◆ Short exercise ◆
Copy every record word for word.

◆ Data supplied ◆
★ ★ ★ ★

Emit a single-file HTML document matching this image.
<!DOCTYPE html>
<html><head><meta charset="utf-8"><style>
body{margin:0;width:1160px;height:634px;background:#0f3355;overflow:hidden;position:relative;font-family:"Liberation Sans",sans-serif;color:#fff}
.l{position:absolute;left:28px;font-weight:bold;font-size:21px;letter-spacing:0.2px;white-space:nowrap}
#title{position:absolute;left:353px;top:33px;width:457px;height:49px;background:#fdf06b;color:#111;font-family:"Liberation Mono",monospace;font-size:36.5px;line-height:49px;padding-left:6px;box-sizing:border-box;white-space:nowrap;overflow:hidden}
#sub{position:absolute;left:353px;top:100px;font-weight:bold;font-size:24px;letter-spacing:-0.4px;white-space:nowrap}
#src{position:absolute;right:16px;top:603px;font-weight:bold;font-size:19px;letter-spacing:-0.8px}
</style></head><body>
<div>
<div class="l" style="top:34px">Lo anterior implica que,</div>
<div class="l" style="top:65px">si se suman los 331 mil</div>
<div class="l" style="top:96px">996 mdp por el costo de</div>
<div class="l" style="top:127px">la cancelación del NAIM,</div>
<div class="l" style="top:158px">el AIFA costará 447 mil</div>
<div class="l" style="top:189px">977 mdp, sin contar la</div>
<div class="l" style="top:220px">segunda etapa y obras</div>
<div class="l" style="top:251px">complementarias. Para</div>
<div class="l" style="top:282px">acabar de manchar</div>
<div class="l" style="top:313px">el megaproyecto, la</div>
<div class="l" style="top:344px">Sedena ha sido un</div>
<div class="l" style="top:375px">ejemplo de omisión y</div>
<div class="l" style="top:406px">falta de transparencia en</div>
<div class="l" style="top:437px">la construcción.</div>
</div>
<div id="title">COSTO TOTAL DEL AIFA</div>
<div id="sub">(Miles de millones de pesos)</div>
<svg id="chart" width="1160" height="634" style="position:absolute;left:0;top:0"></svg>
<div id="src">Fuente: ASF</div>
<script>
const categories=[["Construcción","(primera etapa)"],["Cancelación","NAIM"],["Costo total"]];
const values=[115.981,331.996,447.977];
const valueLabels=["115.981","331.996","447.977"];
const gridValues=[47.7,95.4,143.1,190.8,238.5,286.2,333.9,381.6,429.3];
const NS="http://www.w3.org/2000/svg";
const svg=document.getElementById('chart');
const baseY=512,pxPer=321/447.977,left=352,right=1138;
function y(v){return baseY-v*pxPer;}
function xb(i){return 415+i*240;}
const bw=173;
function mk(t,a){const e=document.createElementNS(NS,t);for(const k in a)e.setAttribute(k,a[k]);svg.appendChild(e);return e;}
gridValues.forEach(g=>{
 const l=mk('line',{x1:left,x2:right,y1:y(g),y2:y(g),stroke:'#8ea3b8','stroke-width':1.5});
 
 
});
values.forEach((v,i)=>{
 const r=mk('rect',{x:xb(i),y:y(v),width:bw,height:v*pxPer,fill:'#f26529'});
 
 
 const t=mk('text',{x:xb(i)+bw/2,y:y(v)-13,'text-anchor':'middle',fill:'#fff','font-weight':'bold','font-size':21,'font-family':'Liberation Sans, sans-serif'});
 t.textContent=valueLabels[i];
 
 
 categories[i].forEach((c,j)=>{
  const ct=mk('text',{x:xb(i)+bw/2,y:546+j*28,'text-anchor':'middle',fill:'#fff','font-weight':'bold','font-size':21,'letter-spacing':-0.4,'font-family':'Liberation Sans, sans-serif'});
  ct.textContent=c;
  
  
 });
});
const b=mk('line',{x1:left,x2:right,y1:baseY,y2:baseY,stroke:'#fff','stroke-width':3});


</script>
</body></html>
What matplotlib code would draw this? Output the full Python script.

★ ★ ★ ★

◆ Response to the task ◆
Emit a single-file HTML document matching this image.
<!DOCTYPE html>
<html><head><meta charset="utf-8"><style>
body{margin:0;width:1160px;height:634px;background:#0f3355;overflow:hidden;position:relative;font-family:"Liberation Sans",sans-serif;color:#fff}
.l{position:absolute;left:28px;font-weight:bold;font-size:21px;letter-spacing:0.2px;white-space:nowrap}
#title{position:absolute;left:353px;top:33px;width:457px;height:49px;background:#fdf06b;color:#111;font-family:"Liberation Mono",monospace;font-size:36.5px;line-height:49px;padding-left:6px;box-sizing:border-box;white-space:nowrap;overflow:hidden}
#sub{position:absolute;left:353px;top:100px;font-weight:bold;font-size:24px;letter-spacing:-0.4px;white-space:nowrap}
#src{position:absolute;right:16px;top:603px;font-weight:bold;font-size:19px;letter-spacing:-0.8px}
</style></head><body>
<div>
<div class="l" style="top:34px">Lo anterior implica que,</div>
<div class="l" style="top:65px">si se suman los 331 mil</div>
<div class="l" style="top:96px">996 mdp por el costo de</div>
<div class="l" style="top:127px">la cancelación del NAIM,</div>
<div class="l" style="top:158px">el AIFA costará 447 mil</div>
<div class="l" style="top:189px">977 mdp, sin contar la</div>
<div class="l" style="top:220px">segunda etapa y obras</div>
<div class="l" style="top:251px">complementarias. Para</div>
<div class="l" style="top:282px">acabar de manchar</div>
<div class="l" style="top:313px">el megaproyecto, la</div>
<div class="l" style="top:344px">Sedena ha sido un</div>
<div class="l" style="top:375px">ejemplo de omisión y</div>
<div class="l" style="top:406px">falta de transparencia en</div>
<div class="l" style="top:437px">la construcción.</div>
</div>
<div id="title">COSTO TOTAL DEL AIFA</div>
<div id="sub">(Miles de millones de pesos)</div>
<svg id="chart" width="1160" height="634" style="position:absolute;left:0;top:0"></svg>
<div id="src">Fuente: ASF</div>
<script>
const categories=[["Construcción","(primera etapa)"],["Cancelación","NAIM"],["Costo total"]];
const values=[115.981,331.996,447.977];
const valueLabels=["115.981","331.996","447.977"];
const gridValues=[47.7,95.4,143.1,190.8,238.5,286.2,333.9,381.6,429.3];
const NS="http://www.w3.org/2000/svg";
const svg=document.getElementById('chart');
const baseY=512,pxPer=321/447.977,left=352,right=1138;
function y(v){return baseY-v*pxPer;}
function xb(i){return 415+i*240;}
const bw=173;
function mk(t,a){const e=document.createElementNS(NS,t);for(const k in a)e.setAttribute(k,a[k]);svg.appendChild(e);return e;}
gridValues.forEach(g=>{
 const l=mk('line',{x1:left,x2:right,y1:y(g),y2:y(g),stroke:'#8ea3b8','stroke-width':1.5});
 
 
});
values.forEach((v,i)=>{
 const r=mk('rect',{x:xb(i),y:y(v),width:bw,height:v*pxPer,fill:'#f26529'});
 
 
 const t=mk('text',{x:xb(i)+bw/2,y:y(v)-13,'text-anchor':'middle',fill:'#fff','font-weight':'bold','font-size':21,'font-family':'Liberation Sans, sans-serif'});
 t.textContent=valueLabels[i];
 
 
 categories[i].forEach((c,j)=>{
  const ct=mk('text',{x:xb(i)+bw/2,y:546+j*28,'text-anchor':'middle',fill:'#fff','font-weight':'bold','font-size':21,'letter-spacing':-0.4,'font-family':'Liberation Sans, sans-serif'});
  ct.textContent=c;
  
  
 });
});
const b=mk('line',{x1:left,x2:right,y1:baseY,y2:baseY,stroke:'#fff','stroke-width':3});


</script>
</body></html>
What matplotlib code would draw this? Output the full Python script.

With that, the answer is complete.